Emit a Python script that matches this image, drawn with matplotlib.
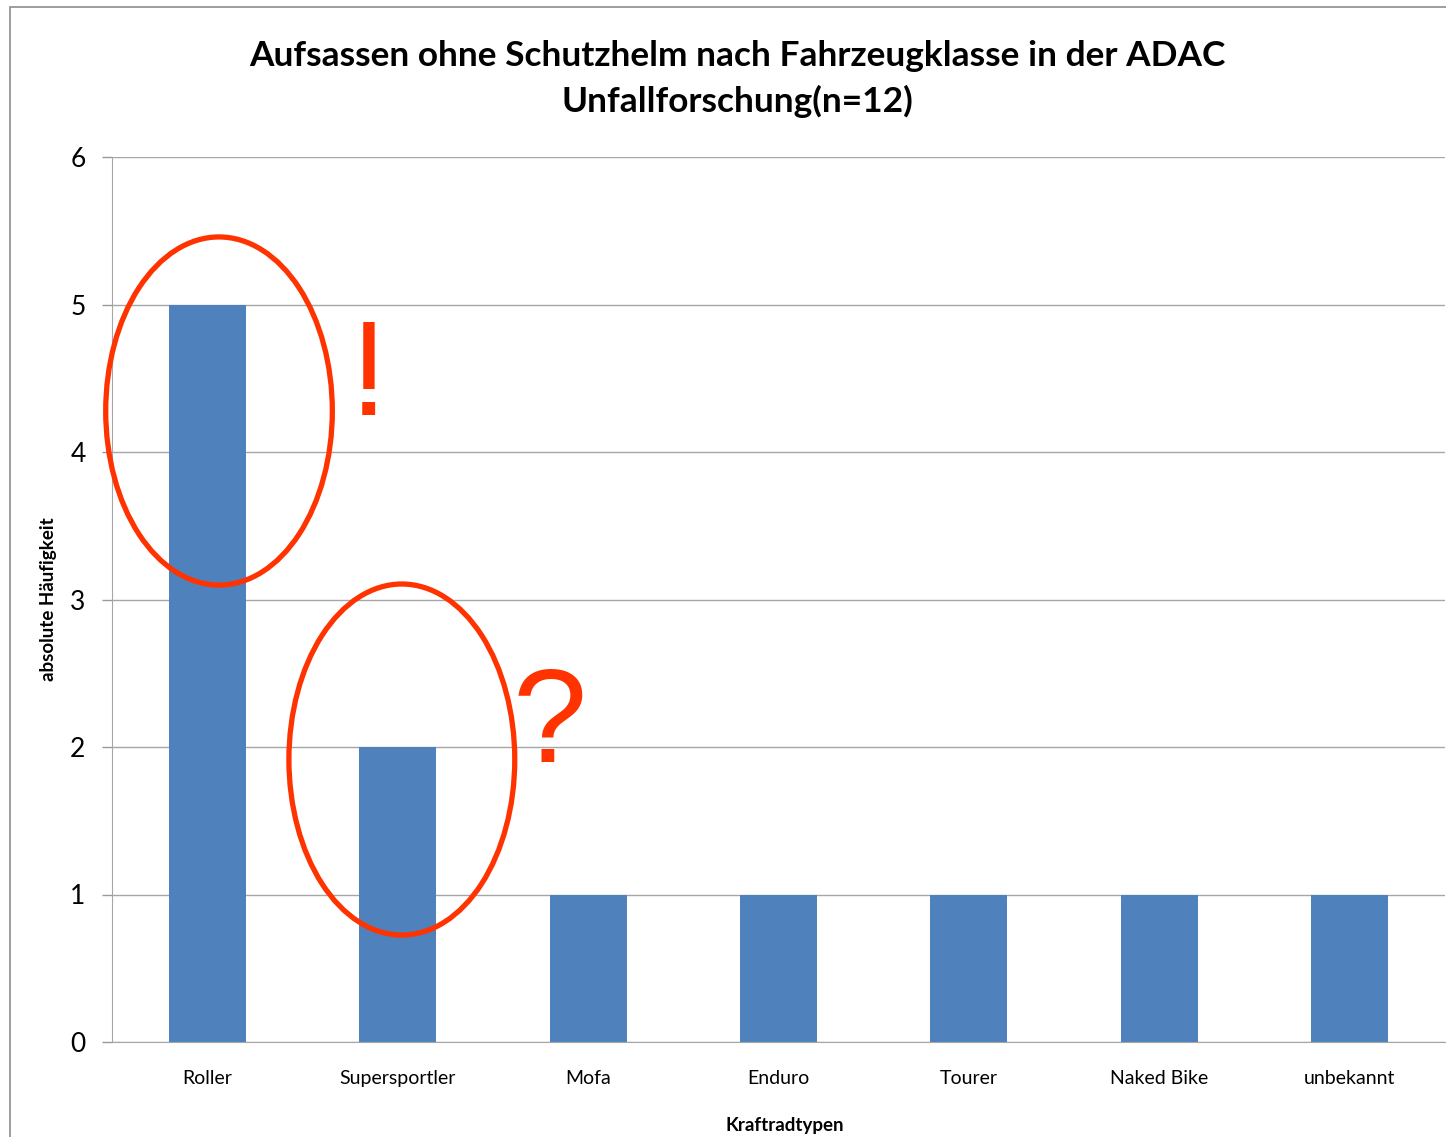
import matplotlib
matplotlib.use("Agg")
import matplotlib.pyplot as plt
from matplotlib.patches import Ellipse, Rectangle

# data
categories = ["Roller", "Supersportler", "Mofa", "Enduro", "Tourer", "Naked Bike", "unbekannt"]
counts = [5, 2, 1, 1, 1, 1, 1]
y_ticks = [0, 1, 2, 3, 4, 5, 6]

title = "Aufsassen ohne Schutzhelm nach Fahrzeugklasse in der ADAC\nUnfallforschung(n=12)"

W, H = 1446, 1137
fig = plt.figure(figsize=(W / 100, H / 100), dpi=100)
fig.patch.set_facecolor("white")

# chart area border (runs off right/bottom edge)
fig.patches.append(Rectangle((10 / W, -0.05), 1.2, 1 - 7 / H + 0.05,
                             transform=fig.transFigure, fill=False,
                             edgecolor="#8c8c8c", linewidth=1.2))

ax = fig.add_axes([112 / W, (H - 1042) / H, (1445 - 112) / W, (1042 - 157) / H])

x = list(range(len(categories)))
ax.bar(x, counts, width=0.405, color="#4F81BD", zorder=2)

ax.set_xlim(-0.5, len(categories) - 0.5)
ax.set_ylim(0, 6)
ax.set_yticks(y_ticks)
ax.set_yticklabels([str(v) for v in y_ticks], fontsize=19, family="Lato")
ax.set_xticks(x)
ax.set_xticklabels(categories, fontsize=14, family="Lato")
ax.tick_params(axis="x", length=0, pad=20)
ax.tick_params(axis="y", length=7, width=1, color="#999999", pad=12)

ax.grid(axis="y", color="#a6a6a6", linewidth=1, zorder=0)
for s in ["top", "right"]:
    ax.spines[s].set_visible(False)
ax.spines["left"].set_color("#a6a6a6")
ax.spines["bottom"].set_color("#a6a6a6")

ax.set_xlabel("Kraftradtypen", fontsize=13.5, fontweight="bold", family="Lato")
ax.set_ylabel("absolute Häufigkeit", fontsize=13.5, fontweight="bold", family="Lato")
ax.xaxis.set_label_coords(0.5045, -0.0949)
ax.yaxis.set_label_coords(-0.048, 0.50)
ax.xaxis.label.set_va("center")
ax.yaxis.label.set_va("center")

fig.text(0.5097, 1 - 79 / H, title, ha="center", va="center", fontsize=25.4,
         fontweight="bold", family="Lato", linespacing=1.45)

# red highlight annotations
red = "#FF3300"
ax.add_patch(Ellipse((0.062, 4.278), 1.19, 2.36, fill=False, edgecolor=red,
                     linewidth=3.8, zorder=5, clip_on=False))
ax.add_patch(Ellipse((1.022, 1.915), 1.186, 2.38, fill=False, edgecolor=red,
                     linewidth=3.8, zorder=5, clip_on=False))
ax.text(0.849, 4.25, "!", color=red, fontsize=98, family="Liberation Sans",
        ha="center", va="baseline", zorder=6)
ax.text(1.799, 1.898, "?", color=red, fontsize=96, family="Liberation Sans",
        ha="center", va="baseline", zorder=6)

fig.savefig("out.png", dpi=100)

* **Written exercise**:
Each line of the material must be retyped exactly, except that images are omitted.

* **Answer to the task**:
Emit a Python script that matches this image, drawn with matplotlib.
import matplotlib
matplotlib.use("Agg")
import matplotlib.pyplot as plt
from matplotlib.patches import Ellipse, Rectangle

# data
categories = ["Roller", "Supersportler", "Mofa", "Enduro", "Tourer", "Naked Bike", "unbekannt"]
counts = [5, 2, 1, 1, 1, 1, 1]
y_ticks = [0, 1, 2, 3, 4, 5, 6]

title = "Aufsassen ohne Schutzhelm nach Fahrzeugklasse in der ADAC\nUnfallforschung(n=12)"

W, H = 1446, 1137
fig = plt.figure(figsize=(W / 100, H / 100), dpi=100)
fig.patch.set_facecolor("white")

# chart area border (runs off right/bottom edge)
fig.patches.append(Rectangle((10 / W, -0.05), 1.2, 1 - 7 / H + 0.05,
                             transform=fig.transFigure, fill=False,
                             edgecolor="#8c8c8c", linewidth=1.2))

ax = fig.add_axes([112 / W, (H - 1042) / H, (1445 - 112) / W, (1042 - 157) / H])

x = list(range(len(categories)))
ax.bar(x, counts, width=0.405, color="#4F81BD", zorder=2)

ax.set_xlim(-0.5, len(categories) - 0.5)
ax.set_ylim(0, 6)
ax.set_yticks(y_ticks)
ax.set_yticklabels([str(v) for v in y_ticks], fontsize=19, family="Lato")
ax.set_xticks(x)
ax.set_xticklabels(categories, fontsize=14, family="Lato")
ax.tick_params(axis="x", length=0, pad=20)
ax.tick_params(axis="y", length=7, width=1, color="#999999", pad=12)

ax.grid(axis="y", color="#a6a6a6", linewidth=1, zorder=0)
for s in ["top", "right"]:
    ax.spines[s].set_visible(False)
ax.spines["left"].set_color("#a6a6a6")
ax.spines["bottom"].set_color("#a6a6a6")

ax.set_xlabel("Kraftradtypen", fontsize=13.5, fontweight="bold", family="Lato")
ax.set_ylabel("absolute Häufigkeit", fontsize=13.5, fontweight="bold", family="Lato")
ax.xaxis.set_label_coords(0.5045, -0.0949)
ax.yaxis.set_label_coords(-0.048, 0.50)
ax.xaxis.label.set_va("center")
ax.yaxis.label.set_va("center")

fig.text(0.5097, 1 - 79 / H, title, ha="center", va="center", fontsize=25.4,
         fontweight="bold", family="Lato", linespacing=1.45)

# red highlight annotations
red = "#FF3300"
ax.add_patch(Ellipse((0.062, 4.278), 1.19, 2.36, fill=False, edgecolor=red,
                     linewidth=3.8, zorder=5, clip_on=False))
ax.add_patch(Ellipse((1.022, 1.915), 1.186, 2.38, fill=False, edgecolor=red,
                     linewidth=3.8, zorder=5, clip_on=False))
ax.text(0.849, 4.25, "!", color=red, fontsize=98, family="Liberation Sans",
        ha="center", va="baseline", zorder=6)
ax.text(1.799, 1.898, "?", color=red, fontsize=96, family="Liberation Sans",
        ha="center", va="baseline", zorder=6)

fig.savefig("out.png", dpi=100)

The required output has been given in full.